Determining if regex is right for your situation is simple. Figure out the structure of things you want to match. The list of all words you want to match is called a language. When you define a regular expression, you're defining a language. Since the language is defined by a regular expression, the language is called "regular". Regular languages are rather limited. They can't guarantee things like reversal (in other words, no palindromes) or simple counting (no strings with the same number of 'A's as 'B's). With enough experience, you can easily get a feel for what languages can and cannot be expressed using regular expressions.

Until that level of experience is attained, there are formal ways of proving languages are regular. The easiest way to prove a language is regular is by coming up with a regular expression that defines it perfectly. Often, easiest way to prove a language is not regular is using something called the pumping lemma, which is sort of a strategy for picking words that are unlikely to be regular.

Now, if you'll humour me, I'm going to prove that XML is nonregular:

XML is very well defined, and I won't go into its (very tedious) detail here, but suffice it to say that a simple XML document is of the form <word>donuts</word>, as long as both "word" parts are the same.

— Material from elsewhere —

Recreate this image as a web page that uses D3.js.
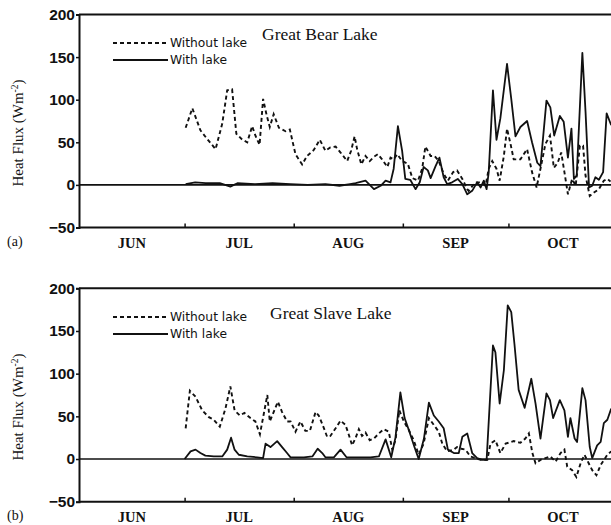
<!DOCTYPE html>
<html>
<head>
<meta charset="utf-8">
<script src="https://cdn.jsdelivr.net/npm/d3@7"></script>
<style>
  html, body { margin: 0; padding: 0; background: #fff; }
  svg { display: block; }
</style>
</head>
<body>
<svg id="chart" width="611" height="525"></svg>
<script>
// Days are counted from 1 June; values are surface heat flux in W m^-2.
const monthLabels = ["JUN", "JUL", "AUG", "SEP", "OCT"];
const monthStarts = [0, 30, 61, 92, 122, 153];
const yTickValues = [200, 150, 100, 50, 0, -50];
const seriesNames = ["Without lake", "With lake"];
const panelTitles = ["Great Bear Lake", "Great Slave Lake"];
const panelTags = ["(a)", "(b)"];

const bearWithoutLake = [
  [30.3, 67], [32.2, 90], [34.5, 64], [36.4, 54], [38.8, 42], [40.7, 72], [42.1, 111], [43.5, 112],
  [44.7, 60], [46.4, 53], [47.8, 50], [49.2, 69], [50.1, 58], [51.3, 47], [52.3, 101], [53.3, 82],
  [54.2, 68], [55.3, 83], [56.8, 67], [58.7, 63], [59.9, 65], [61.5, 36], [63.4, 24], [64.8, 34],
  [66.7, 41], [68.4, 53], [70.0, 40], [71.4, 44], [72.9, 45], [74.3, 38], [76.2, 28], [77.3, 40],
  [78.3, 57], [79.0, 42], [80.2, 24], [81.4, 34], [82.6, 28], [83.8, 33], [84.9, 36], [86.1, 30],
  [87.6, 21], [88.5, 32], [89.4, 30], [90.4, 36], [91.8, 28], [93.4, 25], [94.7, 8], [96.3, 5],
  [97.5, 19], [98.4, 45], [99.9, 34], [101.0, 34], [102.2, 28], [103.6, 13], [104.8, 5], [106.3, 15],
  [107.4, 17], [108.9, 7], [110.3, -5], [110.7, -7], [112.6, 3], [114.1, 3], [115.5, -1], [116.4, 19],
  [117.4, 28], [118.6, 19], [119.5, 5], [120.7, 34], [121.6, 66], [122.6, 48], [123.5, 30], [125.4, 30],
  [127.3, 42], [128.7, 15], [130.0, -3], [131.1, 19], [132.5, 48], [133.8, 58], [134.9, 20], [136.0, 26],
  [137.0, 38], [137.9, 15], [138.9, -11], [140.1, 7], [141.1, -1], [142.3, 46], [143.2, 46], [143.9, 11],
  [145.1, -13], [146.3, -9], [147.7, -5], [149.1, 5], [150.1, 7], [151.0, 4]
];

const bearWithLake = [
  [30.3, 1], [33, 3], [36, 2], [40, 2], [43, -2], [45, 2], [50, 1], [55, 2], [60, 1], [65, 0],
  [70, 1], [74, -1], [77, 1], [78.6, 2], [81.4, 5], [83.8, -5], [85.7, -1], [87.1, 5], [88.5, 3],
  [89.4, 19], [90.6, 69], [91.8, 40], [92.7, 7], [94.1, 6], [95.6, -5], [96.8, 3], [97.9, 21],
  [99.1, 17], [99.9, 8], [101.3, 22], [102.4, 32], [103.6, 9], [104.6, 1], [106.0, 3], [107.6, 7],
  [108.9, 1], [110.3, -11], [111.7, -7], [113.1, 3], [114.1, -3], [115.0, 5], [115.8, -5], [116.4, 15],
  [117.6, 111], [118.6, 53], [119.7, 78], [121.6, 142], [122.8, 101], [124.0, 57], [125.4, 68],
  [127.3, 75], [128.7, 50], [130.2, 26], [131.1, 22], [132.8, 99], [133.9, 91], [135.0, 58],
  [136.6, 81], [137.7, 74], [138.9, 32], [139.9, 66], [140.6, 7], [141.4, 11], [143.0, 155],
  [143.9, 86], [144.9, -3], [145.8, -1], [146.7, 9], [147.7, 6], [148.9, 15], [149.9, 84], [151.2, 70]
];

const slaveWithoutLake = [
  [30.3, 36], [31.5, 80], [33.1, 73], [35.0, 57], [36.9, 49], [38.3, 46], [40.0, 38], [41.6, 59],
  [43.0, 85], [44.2, 57], [45.7, 51], [47.0, 54], [48.7, 48], [50.1, 44], [51.4, 29], [52.5, 53],
  [53.5, 75], [54.2, 44], [55.3, 55], [56.5, 67], [57.7, 55], [59.1, 44], [60.1, 44], [61.5, 32],
  [62.9, 44], [64.3, 33], [65.6, 33], [67.2, 55], [68.1, 51], [69.4, 38], [70.5, 26], [71.4, 27],
  [72.9, 36], [74.3, 45], [75.7, 40], [76.6, 29], [77.6, 16], [78.6, 25], [79.5, 35], [80.4, 27],
  [81.4, 31], [82.6, 22], [83.8, 24], [85.2, 30], [86.6, 35], [88.0, 32], [89.0, 11], [89.9, 22],
  [91.0, 57], [92.3, 44], [93.7, 34], [95.1, 22], [96.5, 5], [97.9, 18], [99.4, 48], [100.8, 40],
  [102.2, 32], [103.2, 18], [104.6, 9], [106.5, 11], [107.4, 14], [108.6, 12], [109.8, 11], [111.2, 3],
  [114.1, -1], [116.0, -1], [116.9, 18], [118.3, 22], [119.7, 7], [121.2, 18], [123.5, 21], [125.4, 19],
  [126.8, 24], [127.8, 30], [128.8, 7], [129.7, -5], [131.1, -1], [132.5, 1], [133.9, 3], [135.4, -3],
  [136.8, 7], [137.9, 11], [138.7, -9], [140.1, -13], [141.3, -21], [142.5, -5], [143.6, 5], [144.8, -5],
  [145.8, -13], [147.0, -19], [148.2, -7], [150.1, 5], [151.2, 9]
];

const slaveWithLake = [
  [30.0, 0], [31.7, 9], [33.1, 11], [34.5, 7], [35.9, 4], [38.3, 3], [40.7, 3], [42.1, 11],
  [43.2, 25], [44.2, 11], [45.4, 5], [47.8, 3], [50.6, 2], [52.3, 1], [53.0, 18], [54.4, 14],
  [56.3, 21], [57.7, 14], [59.1, 7], [60.1, 2], [63.9, 2], [66.3, 3], [67.8, 12], [69.1, 7],
  [70.0, 2], [72.4, 2], [74.3, 11], [76.0, 2], [79.0, 2], [82.8, 2], [85.2, 3], [87.1, 23],
  [88.7, 2], [89.9, 25], [91.3, 78], [92.5, 48], [93.7, 34], [95.3, 14], [96.5, 0], [98.0, 24],
  [99.4, 66], [100.8, 51], [102.2, 44], [103.6, 36], [104.8, 11], [106.5, 7], [107.9, 7], [108.9, 26],
  [110.3, 30], [111.7, 7], [113.1, 1], [114.5, -1], [115.8, -1], [117.6, 133], [118.3, 125],
  [119.5, 65], [120.7, 104], [121.8, 180], [122.8, 172], [123.7, 135], [124.9, 81], [126.6, 60],
  [128.5, 94], [129.7, 65], [131.1, 24], [132.8, 77], [133.8, 69], [134.7, 48], [136.6, 69],
  [137.9, 57], [138.9, 26], [139.6, 48], [140.8, 24], [141.5, 20], [143.0, 83], [143.9, 69],
  [145.1, 14], [145.8, 1], [147.2, 16], [148.2, 20], [149.1, 42], [150.1, 46], [151.2, 59]
];

const panels = [
  { top: 14.5, bottom: 227.5, without: bearWithoutLake, withL: bearWithLake,
    title: panelTitles[0], titleX: 262, titleY: 40, tag: panelTags[0], legendY: 43 },
  { top: 288.3, bottom: 501.7, without: slaveWithoutLake, withL: slaveWithLake,
    title: panelTitles[1], titleX: 270, titleY: 319, tag: panelTags[1], legendY: 317 }
];

const svg = d3.select("#chart");
const left = 79;
const x = d3.scaleLinear().domain([0, 153]).range([left, left + 153 * 3.52]);
const xRight = x(153);

const ink = "#111";

panels.forEach(p => {
  const y = d3.scaleLinear().domain([-50, 200]).range([p.bottom, p.top]);
  const g = svg.append("g");

  // frame: top border
  g.append("line")
    .attr("x1", left).attr("x2", xRight)
    .attr("y1", y(200)).attr("y2", y(200))
    .attr("stroke", ink).attr("stroke-width", 2);

  // left axis with value labels
  const yAxis = d3.axisLeft(y).tickValues(yTickValues).tickSize(3).tickPadding(1)
    .tickFormat(d3.format("d"));
  const ya = g.append("g").attr("transform", `translate(${left},0)`).call(yAxis);
  ya.select(".domain").attr("stroke", ink).attr("stroke-width", 2);
  ya.selectAll(".tick line").attr("stroke", ink).attr("stroke-width", 1.5);
  ya.selectAll(".tick text")
    .attr("fill", ink)
    .style("font-family", "'Liberation Sans', Arial, sans-serif")
    .style("font-weight", "bold")
    .style("font-size", "15.5px");

  // bottom axis: month boundary ticks pointing into the plot
  const xAxis = d3.axisBottom(x).tickValues(monthStarts.slice(1, 5)).tickSize(-4).tickFormat("");
  const xa = g.append("g").attr("transform", `translate(0,${p.bottom})`).call(xAxis);
  xa.select(".domain").attr("stroke", ink).attr("stroke-width", 2)
    .attr("d", `M${left},0H${xRight}`);
  xa.selectAll(".tick line").attr("stroke", ink).attr("stroke-width", 1.5);

  // month names centred between boundaries
  const mids = monthLabels.map((m, i) => [m, (monthStarts[i] + monthStarts[i + 1]) / 2]);
  g.selectAll("text.month").data(mids).join("text")
    .attr("class", "month")
    .attr("x", d => x(d[1]))
    .attr("y", p.bottom + 20)
    .attr("text-anchor", "middle")
    .attr("fill", ink)
    .style("font-family", "'Liberation Serif', 'Times New Roman', serif")
    .style("font-weight", "bold")
    .style("font-size", "14.5px")
    .text(d => d[0]);

  // panel tag
  g.append("text")
    .attr("x", 7).attr("y", p.bottom + 18)
    .attr("fill", ink)
    .style("font-family", "'Liberation Serif', 'Times New Roman', serif")
    .style("font-size", "14px")
    .text(p.tag);

  // y-axis title
  const yt = g.append("text")
    .attr("transform", `translate(23,${(p.top + p.bottom) / 2 + 12}) rotate(-90)`)
    .attr("text-anchor", "middle")
    .attr("fill", ink)
    .style("font-family", "'Liberation Serif', 'Times New Roman', serif")
    .style("font-size", "15px");
  yt.append("tspan").text("Heat Flux (Wm");
  yt.append("tspan").attr("dy", -5).style("font-size", "9.5px").text("-2");
  yt.append("tspan").attr("dy", 5).text(")");

  // zero reference line
  g.append("line")
    .attr("x1", left).attr("x2", xRight)
    .attr("y1", y(0)).attr("y2", y(0))
    .attr("stroke", ink).attr("stroke-width", 1.6);

  const line = d3.line().x(d => x(d[0])).y(d => y(d[1])).curve(d3.curveLinear);

  g.append("path")
    .datum(p.without)
    .attr("d", line)
    .attr("fill", "none")
    .attr("stroke", ink)
    .attr("stroke-width", 1.9)
    .attr("stroke-dasharray", "4,3");

  g.append("path")
    .datum(p.withL)
    .attr("d", line)
    .attr("fill", "none")
    .attr("stroke", ink)
    .attr("stroke-width", 1.8)
    .attr("stroke-linejoin", "round");

  // legend
  const lg = g.append("g");
  [0, 1].forEach(i => {
    const ly = p.legendY + i * 17;
    lg.append("line")
      .attr("x1", 113).attr("x2", 168)
      .attr("y1", ly).attr("y2", ly)
      .attr("stroke", ink)
      .attr("stroke-width", 1.8)
      .attr("stroke-dasharray", i === 0 ? "4,3" : null);
    lg.append("text")
      .attr("x", 170).attr("y", ly + 4)
      .attr("fill", ink)
      .style("font-family", "'DejaVu Sans', sans-serif")
      .style("font-size", "11.5px")
      .attr("textLength", i === 0 ? 77 : 57)
      .attr("lengthAdjust", "spacingAndGlyphs")
      .text(seriesNames[i]);
  });

  // panel title
  g.append("text")
    .attr("x", p.titleX).attr("y", p.titleY)
    .attr("fill", ink)
    .style("font-family", "'Liberation Serif', 'Times New Roman', serif")
    .style("font-size", "17.5px")
    .text(p.title);
});
</script>
</body>
</html>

Informally, the pumping lemma tells us we need to come up with a valid XML document with certain specific properties. In this case, I'll be using the document <an>donuts</an>. The n in this example is the one required by the pumping lemma. This is a valid XML document for any value of n greater than or equal to 1.

Now, the next step is to note that the first n characters in the XML document contain at least one character a whenever n is two or greater.

So, it's easy to see that if you were to take any subset of the first n characters from the document and repeat them, you have a number of a characters other than n. But this repetition did not effect the </an> part of the document. So the document is no longer valid XML.

If XML were a regular language, the document would still be valid. Therefore, XML must not be a regular language.

Now, I recognize this proof might be over the heads of some people and obviously under the heads of those who are as familiar with the pumping lemma as I am (I leave filling in the edge cases of the proof as an exercise to the reader), but the bottom line is XML is not regular. Therefore, regular expressions are unsuited to parsing XML, since they cannot clearly be used to define an XML document. That's why, whenever anyone tries to parse XML with regular expressions, the expressions become unwieldy and complicated the more they are refined. Misapplying regular expressions is what causes many to believe that regular expressions themselves are useless or overcomplicated.

So, I ask you, please stop trying to parse XML (or any other non-regular language) with regular expressions. It's a bad idea, and I can prove it formally.

I recognize that XML stills needs to be parsed! Luckily most languages have built-in libraries that parse XML for you without you having to worry about the details: .NET has System.Xml, Java has javax.xml, etc. There are even languages specifically designed to parse XML quickly and reliably, like XPath, XSL and XQuery. These tools are all very easy to use and let you avoid writing overcomplicated regular expressions that won't even work in every situation anyway.

Use regular expressions only on regular languages. When in doubt, if you're finding your regex is getting convoluted, chances are you should be using something else.